╔══

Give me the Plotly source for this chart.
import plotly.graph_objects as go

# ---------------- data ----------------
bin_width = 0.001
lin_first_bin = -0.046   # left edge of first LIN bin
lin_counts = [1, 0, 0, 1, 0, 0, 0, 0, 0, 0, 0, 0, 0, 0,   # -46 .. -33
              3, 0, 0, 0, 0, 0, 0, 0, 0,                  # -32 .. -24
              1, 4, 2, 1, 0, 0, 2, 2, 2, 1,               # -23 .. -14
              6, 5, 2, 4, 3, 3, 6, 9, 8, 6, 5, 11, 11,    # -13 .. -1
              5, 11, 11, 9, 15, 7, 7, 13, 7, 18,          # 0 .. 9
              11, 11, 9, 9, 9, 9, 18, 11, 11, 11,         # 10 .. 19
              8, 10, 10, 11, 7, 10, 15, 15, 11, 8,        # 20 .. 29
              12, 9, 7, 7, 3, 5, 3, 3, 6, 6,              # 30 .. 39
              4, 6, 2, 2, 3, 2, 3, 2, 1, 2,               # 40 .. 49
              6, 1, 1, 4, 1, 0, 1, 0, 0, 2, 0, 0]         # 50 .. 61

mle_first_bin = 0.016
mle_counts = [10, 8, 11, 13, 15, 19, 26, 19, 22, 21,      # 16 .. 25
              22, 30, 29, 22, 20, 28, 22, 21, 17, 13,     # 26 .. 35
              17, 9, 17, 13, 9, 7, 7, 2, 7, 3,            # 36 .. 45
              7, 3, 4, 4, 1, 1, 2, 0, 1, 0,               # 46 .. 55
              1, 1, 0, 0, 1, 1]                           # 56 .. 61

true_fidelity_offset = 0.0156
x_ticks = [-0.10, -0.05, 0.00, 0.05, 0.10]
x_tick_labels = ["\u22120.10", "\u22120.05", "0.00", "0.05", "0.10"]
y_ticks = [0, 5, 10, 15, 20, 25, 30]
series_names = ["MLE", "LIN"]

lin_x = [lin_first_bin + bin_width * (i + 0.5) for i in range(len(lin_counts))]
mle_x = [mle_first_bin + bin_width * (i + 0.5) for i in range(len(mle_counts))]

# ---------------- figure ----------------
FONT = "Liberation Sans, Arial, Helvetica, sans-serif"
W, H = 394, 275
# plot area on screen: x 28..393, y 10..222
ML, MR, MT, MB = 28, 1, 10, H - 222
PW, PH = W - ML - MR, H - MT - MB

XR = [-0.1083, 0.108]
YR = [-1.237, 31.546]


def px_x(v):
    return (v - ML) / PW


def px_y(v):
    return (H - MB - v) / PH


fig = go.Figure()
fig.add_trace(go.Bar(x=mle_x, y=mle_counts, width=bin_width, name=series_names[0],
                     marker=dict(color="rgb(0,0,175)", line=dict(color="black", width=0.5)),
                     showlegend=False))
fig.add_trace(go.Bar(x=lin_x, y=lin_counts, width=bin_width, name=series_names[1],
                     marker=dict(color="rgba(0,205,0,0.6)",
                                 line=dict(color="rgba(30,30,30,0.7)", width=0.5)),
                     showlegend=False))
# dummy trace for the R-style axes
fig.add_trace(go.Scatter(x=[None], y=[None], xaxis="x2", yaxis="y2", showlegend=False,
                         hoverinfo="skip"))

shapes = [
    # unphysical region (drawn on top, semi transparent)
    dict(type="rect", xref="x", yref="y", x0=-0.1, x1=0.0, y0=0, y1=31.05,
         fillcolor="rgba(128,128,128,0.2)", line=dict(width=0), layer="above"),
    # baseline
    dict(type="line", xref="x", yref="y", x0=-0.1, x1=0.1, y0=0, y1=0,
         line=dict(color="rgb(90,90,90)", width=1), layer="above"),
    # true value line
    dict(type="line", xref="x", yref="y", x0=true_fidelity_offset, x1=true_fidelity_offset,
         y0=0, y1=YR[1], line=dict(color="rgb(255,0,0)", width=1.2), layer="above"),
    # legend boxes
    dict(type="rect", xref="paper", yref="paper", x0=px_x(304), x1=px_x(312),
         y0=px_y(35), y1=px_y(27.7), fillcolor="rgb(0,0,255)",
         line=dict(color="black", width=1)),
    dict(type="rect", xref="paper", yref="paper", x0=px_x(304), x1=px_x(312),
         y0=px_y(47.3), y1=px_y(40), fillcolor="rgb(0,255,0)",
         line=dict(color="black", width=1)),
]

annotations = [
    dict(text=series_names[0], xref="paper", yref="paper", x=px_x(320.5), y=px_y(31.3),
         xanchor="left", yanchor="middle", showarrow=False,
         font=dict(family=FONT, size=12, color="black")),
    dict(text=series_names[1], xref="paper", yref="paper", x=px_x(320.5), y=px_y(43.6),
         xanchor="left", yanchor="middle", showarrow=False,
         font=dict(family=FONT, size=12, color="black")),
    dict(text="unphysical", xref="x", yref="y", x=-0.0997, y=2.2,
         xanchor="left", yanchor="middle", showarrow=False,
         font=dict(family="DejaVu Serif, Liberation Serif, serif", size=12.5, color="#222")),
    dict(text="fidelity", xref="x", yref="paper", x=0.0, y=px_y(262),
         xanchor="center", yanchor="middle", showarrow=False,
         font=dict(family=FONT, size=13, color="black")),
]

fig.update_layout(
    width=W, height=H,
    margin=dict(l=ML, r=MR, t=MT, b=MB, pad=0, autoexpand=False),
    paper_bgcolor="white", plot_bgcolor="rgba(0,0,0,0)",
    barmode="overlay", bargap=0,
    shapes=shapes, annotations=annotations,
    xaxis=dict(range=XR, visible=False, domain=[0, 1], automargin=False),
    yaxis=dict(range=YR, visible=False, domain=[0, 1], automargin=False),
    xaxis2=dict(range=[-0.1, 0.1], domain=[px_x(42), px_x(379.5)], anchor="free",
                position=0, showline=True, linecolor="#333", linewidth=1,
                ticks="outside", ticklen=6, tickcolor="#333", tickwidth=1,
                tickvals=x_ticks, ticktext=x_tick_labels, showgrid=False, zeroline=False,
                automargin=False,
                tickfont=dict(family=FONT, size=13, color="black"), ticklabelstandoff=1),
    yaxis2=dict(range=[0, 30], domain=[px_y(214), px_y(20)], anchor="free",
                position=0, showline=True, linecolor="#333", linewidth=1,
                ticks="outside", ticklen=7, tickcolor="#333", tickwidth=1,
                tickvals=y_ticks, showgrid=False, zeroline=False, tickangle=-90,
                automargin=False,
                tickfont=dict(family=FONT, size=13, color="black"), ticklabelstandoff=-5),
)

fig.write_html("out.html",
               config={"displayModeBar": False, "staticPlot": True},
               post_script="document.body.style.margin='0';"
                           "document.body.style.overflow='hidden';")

╚══

EXERCISE BRIEF: Your task is to quote the lines above, beginning with the first and ending with the one that holds "mle_x = [mle_first_bin".

SOLUTION TO THIS TASK:
Give me the Plotly source for this chart.
import plotly.graph_objects as go

# ---------------- data ----------------
bin_width = 0.001
lin_first_bin = -0.046   # left edge of first LIN bin
lin_counts = [1, 0, 0, 1, 0, 0, 0, 0, 0, 0, 0, 0, 0, 0,   # -46 .. -33
              3, 0, 0, 0, 0, 0, 0, 0, 0,                  # -32 .. -24
              1, 4, 2, 1, 0, 0, 2, 2, 2, 1,               # -23 .. -14
              6, 5, 2, 4, 3, 3, 6, 9, 8, 6, 5, 11, 11,    # -13 .. -1
              5, 11, 11, 9, 15, 7, 7, 13, 7, 18,          # 0 .. 9
              11, 11, 9, 9, 9, 9, 18, 11, 11, 11,         # 10 .. 19
              8, 10, 10, 11, 7, 10, 15, 15, 11, 8,        # 20 .. 29
              12, 9, 7, 7, 3, 5, 3, 3, 6, 6,              # 30 .. 39
              4, 6, 2, 2, 3, 2, 3, 2, 1, 2,               # 40 .. 49
              6, 1, 1, 4, 1, 0, 1, 0, 0, 2, 0, 0]         # 50 .. 61

mle_first_bin = 0.016
mle_counts = [10, 8, 11, 13, 15, 19, 26, 19, 22, 21,      # 16 .. 25
              22, 30, 29, 22, 20, 28, 22, 21, 17, 13,     # 26 .. 35
              17, 9, 17, 13, 9, 7, 7, 2, 7, 3,            # 36 .. 45
              7, 3, 4, 4, 1, 1, 2, 0, 1, 0,               # 46 .. 55
              1, 1, 0, 0, 1, 1]                           # 56 .. 61

true_fidelity_offset = 0.0156
x_ticks = [-0.10, -0.05, 0.00, 0.05, 0.10]
x_tick_labels = ["\u22120.10", "\u22120.05", "0.00", "0.05", "0.10"]
y_ticks = [0, 5, 10, 15, 20, 25, 30]
series_names = ["MLE", "LIN"]

lin_x = [lin_first_bin + bin_width * (i + 0.5) for i in range(len(lin_counts))]
mle_x = [mle_first_bin + bin_width * (i + 0.5) for i in range(len(mle_counts))]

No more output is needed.